The cheese clumps a little. It tastes like comfort and zero expectations. It’s the meal you make when you’re tired, bored, or emotionally done for the day, and it always tastes better than the version that tried to be impressive.
Mashed Potatoes
Mashed potatoes are deeply suspicious of enthusiasm. Once you start pulling out special tools, warming milk separately, or chasing some silky dream, things get tense. The best mashed potatoes are usually a little lumpy, aggressively buttery, and made by someone who eyeballs everything.
They taste like holidays, potlucks, and someone else’s house. Nobody remembers the perfectly smooth ones. Everyone remembers the bowl that ran out first because it tasted like comfort and someone clearly stopped caring halfway through and that’s why it worked.
Tomato Sauce

Tomato sauce does not need a personality arc. The best versions come from letting tomatoes do whatever they’re going to do while you wander off.
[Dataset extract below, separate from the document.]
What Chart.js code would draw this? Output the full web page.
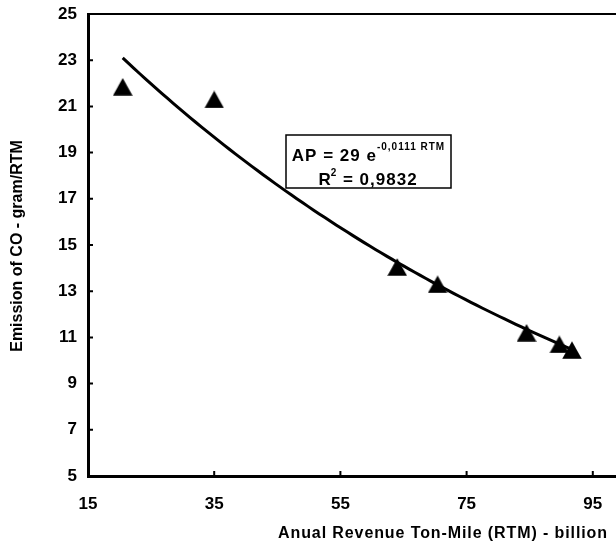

The moment you start layering flavors like it’s a serious project, it turns on you.
Suddenly, it’s too acidic, too sweet, or oddly flat. The great sauces are the ones that simmer quietly while the cook forgets about them and checks in occasionally with mild interest. They taste like time, patience by accident, and not overthinking it for once.
Pancakes
Pancakes are not impressed by ambition. The second someone starts separating eggs or waiting for bubbles like it’s a sacred ritual, something goes wrong. The best pancakes usually come from a slightly lumpy batter mixed too fast in a bowl that wasn’t meant for this.
The first one is always a mess. The second is perfect. They taste better when expectations are low and the goal is simply getting something edible on a plate. Fancy pancakes are fine. The lazy ones are unforgettable.
Chicken Soup

Chicken soup thrives on neglect in the most loving way. It gets better when it sits, waits, and quietly becomes itself without commentary. The moment someone starts micromanaging herbs or clarifying broth, it loses that cozy depth.
The best chicken soup tastes like it was made by someone who put everything in a pot and then went about their day. It’s cloudy, comforting, and somehow knows when you need it. It doesn’t taste crafted. It tastes inevitable.
Some dishes don’t want your creativity. They don’t want your stress, your upgrades, or your attempts at control. They taste better when you loosen your grip, lower the stakes, and let them exist as they are. Maybe that’s why they’re so comforting. They don’t ask much. They just show up, do their thing, and remind you that not everything needs improvement to be good.